Evasion au CHU : le dantesque travail des enquêteurs pour retrouver les membres du commando
Si un seul membre présumé du commando qui a fait libérer Walter Pérez Caruso est jugé ce mercredi, les enquêteurs agissant sous l'autorité de la JIRS de Fort-de-France ont mené un travail de fourmi pour mettre à jour l'ensemble de l'organisation derrière cette affaire.

Wilfer Fernando Ordonnez comparaît depuis ce matin dans le cadre de cette évasion pour le moins rocambolesque survenu le 8 décembre 2016 au CHU de la Martinique.
Face au président, l’homme de 47 ans commence par nier toute implication : "Je n’ai rien à voir avec cette affaire. J’ai connu des personnes que je n’aurais pas dû fréquenter", affirme-t-il d’un ton détaché. Lorsqu'on lui demande s'il connaît Walter Perez Caruso, là aussi il nie.
Relations extra-conjugales
Interrogé sur son mode de vie, il évoque d’abord des petits boulots dans le transport. Puis, après plusieurs relances, le quadragénaire parle d’un commerce de vêtements, de chaussures et d’or en Colombie, de taxis non déclarés et de véhicules partagés avec la mère de son fils.
Il raconte aussi avoir multiplié les voyages – entre le Venezuela, la Martinique, la France et le Portugal. Souvent sans motif précis. Parfois avec sa femme, parfois avec sa maîtresse. C'est d'ailleurs en compagnie de cette dernière qu'il a été arrêté en provenance de Colombie à l’aéroport de Roissy à Paris le 4 mars 2025 alors qu'il faisait l'objet d'un mandat d'arrêt international.
Toujours lors de cet entretien préliminaire avec le président, il reconnaît plusieurs liaisons extra-conjugales, récemment révélées à son épouse, étonnamment présente à l’audience. Cette dernière qui a éclaté en sanglots dès l'arrivée de son époux dans le box des accusés, accueille, abattue, ces aveux d'infidélité par de simples mouvements de tête.
Nombreuses contradictions
Au fil de l'audience, les contradictions s’enchaînent. Son auto-portrait de modeste chauffeur tranche avec ses nombreux voyages passés. À nouveau interrogé par le président, il reconnaît 7 des 22 visages présentés sur une planche photographique – dont plusieurs seraient directement impliqués dans l’évasion.
Les enquêteurs qui ont notamment travaillé sur la base de relevés de liaisons téléphoniques ont réussi à dessiner le réseau qui s'est mis en place pour faire évader le narco-trafiquant.
Ainsi, lorsque le prévenu évoque une rencontre importante, celle de Glawdys Munos, sur la plage des Trois-Îlets, le travail des enquêteurs permet d'établir qu'il s'agit de la compagne de Walter Perez Caruso.
Au fil des auditions et sur la base de renseignements, ils réussissent même à localiser les différents logements des membres présumés de l'opération.
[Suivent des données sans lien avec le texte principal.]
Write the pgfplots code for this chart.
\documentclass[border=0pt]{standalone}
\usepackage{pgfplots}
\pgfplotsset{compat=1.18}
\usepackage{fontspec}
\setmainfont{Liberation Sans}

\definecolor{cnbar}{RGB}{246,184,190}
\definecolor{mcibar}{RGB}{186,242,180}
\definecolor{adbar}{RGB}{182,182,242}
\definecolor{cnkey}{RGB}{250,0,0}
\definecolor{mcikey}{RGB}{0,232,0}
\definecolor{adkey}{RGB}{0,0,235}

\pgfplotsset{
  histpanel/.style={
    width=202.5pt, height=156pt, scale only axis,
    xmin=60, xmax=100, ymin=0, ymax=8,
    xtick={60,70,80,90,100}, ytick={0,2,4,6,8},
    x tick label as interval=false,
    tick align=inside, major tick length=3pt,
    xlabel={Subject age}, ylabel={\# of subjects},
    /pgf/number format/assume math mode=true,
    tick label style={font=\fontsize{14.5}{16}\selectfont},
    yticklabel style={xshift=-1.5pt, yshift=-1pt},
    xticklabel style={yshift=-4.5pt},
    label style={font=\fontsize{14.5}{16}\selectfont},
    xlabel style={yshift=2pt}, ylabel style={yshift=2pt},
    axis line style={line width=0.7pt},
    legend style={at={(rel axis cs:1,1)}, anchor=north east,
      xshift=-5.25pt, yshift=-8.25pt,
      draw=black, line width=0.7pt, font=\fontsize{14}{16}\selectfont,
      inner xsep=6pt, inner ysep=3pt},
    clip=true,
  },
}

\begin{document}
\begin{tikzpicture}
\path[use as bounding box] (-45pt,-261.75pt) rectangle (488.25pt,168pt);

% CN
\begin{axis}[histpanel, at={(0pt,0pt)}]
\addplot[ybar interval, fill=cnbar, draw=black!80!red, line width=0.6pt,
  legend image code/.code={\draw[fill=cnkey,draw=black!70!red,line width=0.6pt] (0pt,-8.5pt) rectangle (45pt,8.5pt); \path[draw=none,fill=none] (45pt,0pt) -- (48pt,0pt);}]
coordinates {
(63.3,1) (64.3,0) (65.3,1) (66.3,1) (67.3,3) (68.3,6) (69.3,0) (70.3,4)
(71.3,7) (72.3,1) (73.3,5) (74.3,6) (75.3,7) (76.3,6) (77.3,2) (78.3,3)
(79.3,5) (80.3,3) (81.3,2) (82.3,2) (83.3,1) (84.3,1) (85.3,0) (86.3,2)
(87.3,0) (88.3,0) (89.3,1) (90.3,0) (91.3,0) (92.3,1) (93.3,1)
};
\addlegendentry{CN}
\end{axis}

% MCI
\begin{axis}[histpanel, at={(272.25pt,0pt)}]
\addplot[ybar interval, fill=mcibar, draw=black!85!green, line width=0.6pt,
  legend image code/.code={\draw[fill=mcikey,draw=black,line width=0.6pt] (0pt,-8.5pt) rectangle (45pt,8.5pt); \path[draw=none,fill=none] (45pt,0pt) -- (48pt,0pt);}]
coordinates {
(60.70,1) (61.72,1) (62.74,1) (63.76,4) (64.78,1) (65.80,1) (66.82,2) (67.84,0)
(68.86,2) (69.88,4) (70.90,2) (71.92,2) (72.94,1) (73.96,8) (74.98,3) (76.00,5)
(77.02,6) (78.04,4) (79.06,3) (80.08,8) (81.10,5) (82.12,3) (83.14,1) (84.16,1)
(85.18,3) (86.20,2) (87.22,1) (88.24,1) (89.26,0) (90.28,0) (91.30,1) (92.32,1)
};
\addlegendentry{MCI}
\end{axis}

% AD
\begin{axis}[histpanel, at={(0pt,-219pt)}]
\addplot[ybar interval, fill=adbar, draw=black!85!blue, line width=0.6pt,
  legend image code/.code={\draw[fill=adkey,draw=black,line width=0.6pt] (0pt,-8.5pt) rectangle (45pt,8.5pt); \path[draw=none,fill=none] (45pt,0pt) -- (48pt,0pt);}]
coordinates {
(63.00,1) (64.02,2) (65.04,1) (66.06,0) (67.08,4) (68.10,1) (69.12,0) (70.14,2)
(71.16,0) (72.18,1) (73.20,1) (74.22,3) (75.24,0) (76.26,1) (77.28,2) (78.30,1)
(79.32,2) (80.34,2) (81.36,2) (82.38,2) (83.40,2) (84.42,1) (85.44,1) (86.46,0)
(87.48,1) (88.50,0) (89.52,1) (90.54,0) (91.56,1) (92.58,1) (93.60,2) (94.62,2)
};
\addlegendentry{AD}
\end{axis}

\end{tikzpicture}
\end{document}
Wilfer Fernando Ordonnez, par exemple, qui est venu deux fois en Martinique en 2016, la seconde en bateau depuis le Venezuela, a séjourné à l'hôtel du Village de l'Impératrice entre l'Anse Mitan et l'Anse à l'Âne. D'abord seul, puis avec deux autres individus. Une adresse qu'il quitte 5 jours avant l'évasion pour un appartement situé au village créole.
Sur le parking du CHU, un porte document présentant le logo de l'hôtel sera retrouvé quelques minutes après le départ du commando.
Complicités locales
L'équipe élargie qui est soupçonnée d'avoir participé à l'opération semble composée de nombreux sud-américains ou hispanophones. On retrouve notamment la trace de deux anciens co-détenus de Walter Pérez Caruso.
Les enquêteurs ont aussi identifié des individus résidant en permanence en Martinique. Par exemple, les deux motos qui auraient servi à exfiltrer le trafiquant uruguayen aurait été achetées par un Lamentinois.
Wilfer Fernando Ordonnez a aussi été en contact avec un homme qui travaillait à l'Anse Mitan. Il l'aurait aidé à changer et transférer de l'argent.
Autre méthode identifiée par les responsables de l'enquête : le recours à des prête-noms ou à l'usurpation d'identité pour acquérir des téléphones portables et des lignes afférentes.
Des éléments accablant que l'avocat parisien de la défense va devoir démonter un à un. Avant cela, il devra écouter les témoignages des quatre agents pénitentiaire qui escortaient Walter Perez Caruso ce jour-là.
Trois d'entre eux ont été mis en joue par deux membres du commando. C'est le détenu qui était intervenu pour empêcher à ses comparses d'ouvrir le feu.